Moe Johnson Running with Moe
Looking forward to the Bobcat Prowl 5k
The next race in San Marcos is the Bobcat Prowl 5K out at the Country Estates subdivision next Saturday, April 29. This location has become a popular spot for putting on a race. For runners it has numerous things making it an appealing race. It is a very easy out and back course to follow and a scenic course with a chance to see some wildlife during the run. The Bobcat Prowl 5K is a well-organized race and the awards are unique with a 3-inch medal of a bobcat painting by Bob Pankey. This makes the award a one of a kind that can’t be duplicated. Runners can register online with Athletes Guild or wait until the day of the race and sign up at the race headquarters. Since the proceeds go for university scholarships, it is a good benefit to support. For local and area runners it is a popular race to run.
Since there are no real landmarks for the signs indicating the miles, it requires an early check to make sure the small mile marks on the pavement are still visible. This doesn’t seem important but I was a victim of not having marks in the course one time when I was the lead bike in a race. As I approached what I thought should be the turnaround point, the aid station volunteers just gave me a shrugged shoulder when I asked if this was the turnaround point. There were no signs of any kind indicating that this was the point runners needed to head back to the finish. After I passed the aid station hoping to see some indication of a turnaround point it wasn’t until I was out of range when the aid station volunteers told the runners they needed to turn there. I finally turned around when I realized I had gone too far and on my return the volunteers had put out a sign indicating that their aid station was the turning point. That is one reason I want to double check that there is some mark telling volunteers to put out that sign with the arrows telling runners to turn around and head back.

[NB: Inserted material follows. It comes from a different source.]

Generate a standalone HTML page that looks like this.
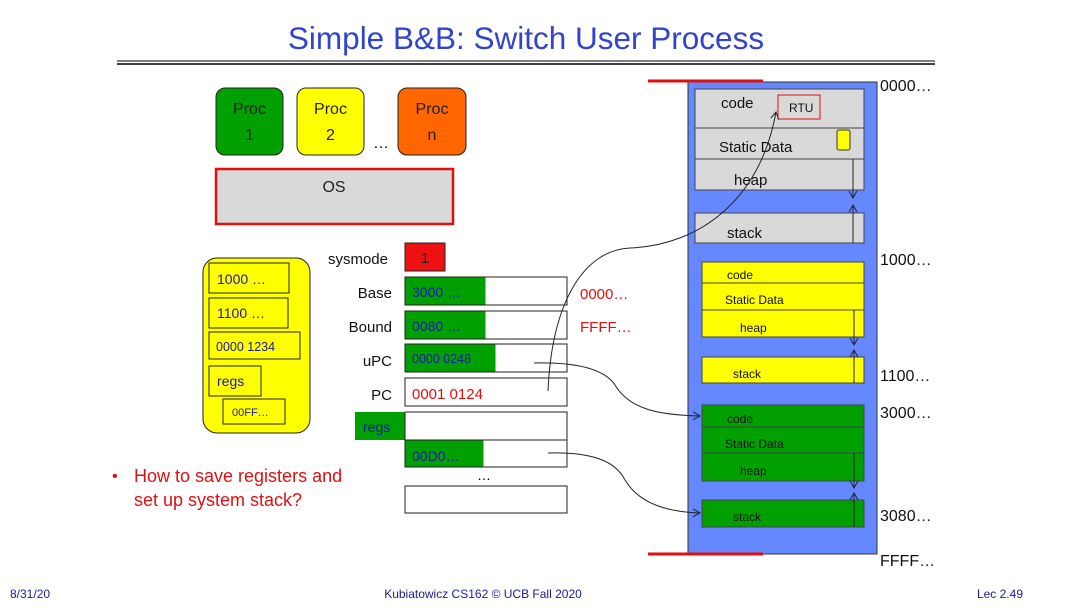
<!DOCTYPE html>
<html><head><meta charset="utf-8"><style>
html,body{margin:0;padding:0;background:#fff}
svg{display:block}
text{font-family:"Liberation Sans",sans-serif}
</style></head><body>
<svg width="1080" height="608" viewBox="0 0 1080 608" xmlns="http://www.w3.org/2000/svg">
<defs><marker id="ah" markerWidth="10" markerHeight="10" refX="8" refY="5" orient="auto" markerUnits="userSpaceOnUse"><path d="M1,1 L8,5 L1,9" fill="none" stroke="#223" stroke-width="1"/></marker></defs>
<text x="526" y="49" text-anchor="middle" font-size="31.5" fill="#3344cc">Simple B&amp;B: Switch User Process</text>
<line x1="117" y1="61" x2="935" y2="61" stroke="#000" stroke-width="1"/>
<line x1="117" y1="64" x2="935" y2="64" stroke="#000" stroke-width="1.5"/>
<rect x="216" y="88" width="67" height="67" rx="9" fill="#00a000" stroke="#222"/>
<text x="249.5" y="114" text-anchor="middle" font-size="16" fill="#222">Proc</text><text x="249.5" y="140" text-anchor="middle" font-size="16" fill="#222">1</text>
<rect x="297" y="88" width="67" height="67" rx="9" fill="#ffff00" stroke="#222"/>
<text x="330.5" y="114" text-anchor="middle" font-size="16" fill="#222">Proc</text><text x="330.5" y="140" text-anchor="middle" font-size="16" fill="#222">2</text>
<text x="381" y="148" text-anchor="middle" font-size="16">…</text>
<rect x="398" y="88" width="68" height="67" rx="9" fill="#ff6600" stroke="#222"/>
<text x="432" y="114" text-anchor="middle" font-size="16" fill="#222">Proc</text><text x="432" y="140" text-anchor="middle" font-size="16" fill="#222">n</text>
<rect x="216" y="169" width="237" height="55" fill="#d9d9d9" stroke="#e01010" stroke-width="2.5"/>
<text x="334" y="192" text-anchor="middle" font-size="16" fill="#222">OS</text>
<rect x="203" y="258" width="107" height="175" rx="14" fill="#ffff00" stroke="#222"/>
<g font-size="14" fill="#1a1a9a">
<rect x="209" y="263" width="80" height="30" fill="#ffff00" stroke="#222"/><text x="217" y="284">1000 …</text>
<rect x="209" y="298" width="79" height="30" fill="#ffff00" stroke="#222"/><text x="217" y="318">1100 …</text>
<rect x="209" y="332" width="91" height="27" fill="#ffff00" stroke="#222"/><text x="216" y="351" font-size="12.5">0000 1234</text>
<rect x="209" y="366" width="52" height="30" fill="#ffff00" stroke="#222"/><text x="217" y="386">regs</text>
<rect x="223" y="399" width="62" height="25" fill="#ffff00" stroke="#222"/><text x="232" y="416" font-size="11">00FF…</text>
</g>
<g font-size="15" fill="#111" text-anchor="end">
<text x="388" y="264">sysmode</text><text x="392" y="298">Base</text><text x="392" y="332">Bound</text><text x="392" y="366">uPC</text><text x="392" y="400">PC</text>
</g>
<rect x="405" y="243" width="40" height="28" fill="#ee1111" stroke="#222"/>
<text x="425" y="263" text-anchor="middle" font-size="15" fill="#222">1</text>
<rect x="405" y="277" width="162" height="28" fill="#fff" stroke="#222"/><rect x="405.5" y="277.5" width="80" height="27" fill="#00a000"/>
<text x="412" y="297" font-size="14" fill="#1a1aaa">3000 …</text>
<rect x="405" y="311" width="162" height="28" fill="#fff" stroke="#222"/><rect x="405.5" y="311.5" width="80" height="27" fill="#00a000"/>
<text x="412" y="331" font-size="14" fill="#1a1aaa">0080 …</text>
<rect x="405" y="344" width="162" height="28" fill="#fff" stroke="#222"/><rect x="405.5" y="344.5" width="90" height="27" fill="#00a000"/>
<text x="412" y="363" font-size="12.5" fill="#1a1aaa">0000 0248</text>
<rect x="405" y="378" width="162" height="28" fill="#fff" stroke="#222"/>
<text x="412" y="399" font-size="15" fill="#e01010">0001 0124</text>
<rect x="355" y="412" width="50" height="28" fill="#00a000"/>
<text x="363" y="432" font-size="14" fill="#1a1aaa">regs</text>
<rect x="405" y="412" width="162" height="28" fill="#fff" stroke="#222"/>
<rect x="405" y="440" width="162" height="27" fill="#fff" stroke="#222"/><rect x="405.5" y="440.5" width="78" height="26" fill="#00a000"/>
<text x="412" y="461" font-size="14" fill="#1a1aaa">00D0…</text>
<text x="484" y="480" text-anchor="middle" font-size="14">…</text>
<rect x="405" y="486" width="162" height="27" fill="#fff" stroke="#222"/>
<text x="580" y="299" font-size="15" fill="#e01010">0000…</text>
<text x="580" y="332" font-size="15" fill="#e01010">FFFF…</text>
<text x="112" y="481" font-size="16" fill="#e01010">•</text>
<text x="134" y="482" font-size="18" fill="#e01010">How to save registers and</text>
<text x="134" y="506" font-size="18" fill="#e01010">set up system stack?</text>
<rect x="688" y="82" width="189" height="472" fill="#6688ff" stroke="#333"/>
<line x1="648" y1="81" x2="763" y2="81" stroke="#e01010" stroke-width="3"/>
<line x1="648" y1="554" x2="763" y2="554" stroke="#e01010" stroke-width="3"/>
<g stroke="#444" fill="#d9d9d9">
<rect x="695" y="89" width="169" height="39"/><rect x="695" y="128" width="169" height="31"/><rect x="695" y="159" width="169" height="31"/><rect x="695" y="213" width="169" height="30"/>
</g>
<rect x="778" y="95" width="42" height="24" fill="none" stroke="#e01010"/>
<text x="789" y="112" font-size="12" fill="#111">RTU</text>
<rect x="837" y="130" width="13" height="20" rx="2" fill="#ffff00" stroke="#333"/>
<g font-size="15" fill="#111"><text x="721" y="108">code</text><text x="719" y="152">Static Data</text><text x="734" y="185">heap</text><text x="727" y="238">stack</text></g>
<g stroke="#444" fill="#ffff00">
<rect x="702" y="262" width="162" height="21"/><rect x="702" y="283" width="162" height="27"/><rect x="702" y="310" width="162" height="27"/><rect x="702" y="357" width="162" height="26"/>
</g>
<g font-size="12" fill="#111"><text x="727" y="279">code</text><text x="725" y="304">Static Data</text><text x="740" y="332">heap</text><text x="733" y="378">stack</text></g>
<g stroke="#444" fill="#00a000">
<rect x="702" y="405" width="162" height="22"/><rect x="702" y="427" width="162" height="26"/><rect x="702" y="453" width="162" height="28"/><rect x="702" y="500" width="162" height="27"/>
</g>
<g font-size="12" fill="#111"><text x="727" y="423">code</text><text x="725" y="448">Static Data</text><text x="740" y="475">heap</text><text x="733" y="521">stack</text></g>
<g stroke="#223" stroke-width="1" fill="none">
<line x1="853" y1="159" x2="853" y2="198" marker-end="url(#ah)"/><line x1="853" y1="243" x2="853" y2="205" marker-end="url(#ah)"/>
<line x1="854" y1="310" x2="854" y2="345" marker-end="url(#ah)"/><line x1="854" y1="383" x2="854" y2="350" marker-end="url(#ah)"/>
<line x1="854" y1="453" x2="854" y2="488" marker-end="url(#ah)"/><line x1="854" y1="527" x2="854" y2="493" marker-end="url(#ah)"/>
<path d="M548,391 C552,300 585,250 630,248 C700,245 760,200 776,112" marker-end="url(#ah)"/>
<path d="M534,363 C580,362 605,370 615,385 C630,410 660,415 700,416" marker-end="url(#ah)"/>
<path d="M548,453 C590,452 615,460 625,480 C640,505 670,512 700,513" marker-end="url(#ah)"/>
</g>
<g font-size="16" fill="#111"><text x="880" y="91">0000…</text><text x="880" y="265">1000…</text><text x="880" y="381">1100…</text><text x="880" y="418">3000…</text><text x="880" y="521">3080…</text><text x="880" y="566">FFFF…</text></g>
<g font-size="12" fill="#1a1a9a"><text x="10" y="598">8/31/20</text><text x="483" y="598" text-anchor="middle">Kubiatowicz CS162 © UCB Fall 2020</text><text x="1023" y="598" text-anchor="end">Lec 2.49</text></g>
</svg>
</body></html>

Looking back at some of the various race courses that have been used in San Marcos there are a few that are very easy to keep runners staying on the course. Country Estates is one of the easiest to host a run with little chance of runners making a wrong turn. The hardest part is putting the mile markers down in the correct location. Another race that is easy to monitor is the out and back course starting at the Toyota Car Dealership. There is only one turn before the turnaround point and the rest is just a matter of following the lead runner.

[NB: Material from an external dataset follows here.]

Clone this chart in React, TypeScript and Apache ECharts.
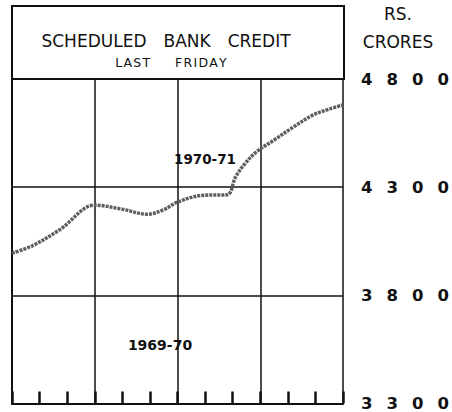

Then you have a few races that require a lot of volunteers because of the number of turns needed to complete the race. The cemetery race is a good example of needing lots of volunteers. Our race crew marked the turns with over a dozen arrows in the cemetery. This gets a little complicated when the course is a path among some grave stones with several paths leading off to the side. This course also was a tough one for the lead bike. The hill leading up to Loop Street was long and steep and every time I was part of the race, the lead runners passed the lead bike. We solved the problem with a two-bike system. One led the runner’s part way up the hill and a second bike picked them up at the top to go around Loop Street. The other problem for bike leads was trying to pedal fast enough in the cemetery to stay ahead of the runner on a narrow path and then having to make a sharp turn at a fast speed. If you slowed down for the sharp turn the runner passed the bike and since the paths were narrow it is almost impossible to pass the runner and become the lead again. The solution was to stop before the paths through the cemetery and hope that the numerous signs amongst the grave stones kept the runners on course. The bike lead could pick them up again as they exited the cemetery.

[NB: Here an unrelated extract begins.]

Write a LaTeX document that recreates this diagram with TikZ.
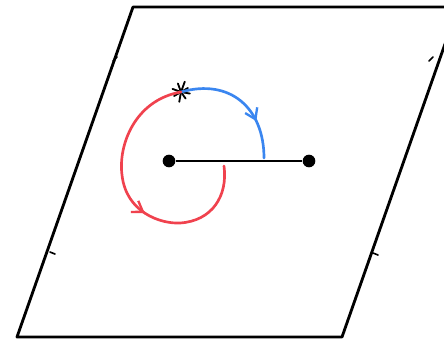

The other tough course is when the race was following the River Walk. It is very difficult to ride a bike on the course since the paths are narrow with a pea gravel surface. It is a very scenic course and one that is popular if you have enough volunteers. The course is a “P” shape in the park. It is an out and back course with a loop at one end. There are many turns and much of the course is in a forested area. We have had more than a few runners get lost in the woods on this course. Race organizers are not aware of a problem until the runner’s friends start to wonder why their friend has not finished yet.
While a seemingly easy volunteer job in a race is being a direction person it is one of the most important and the one that can create the most trouble for race organizers.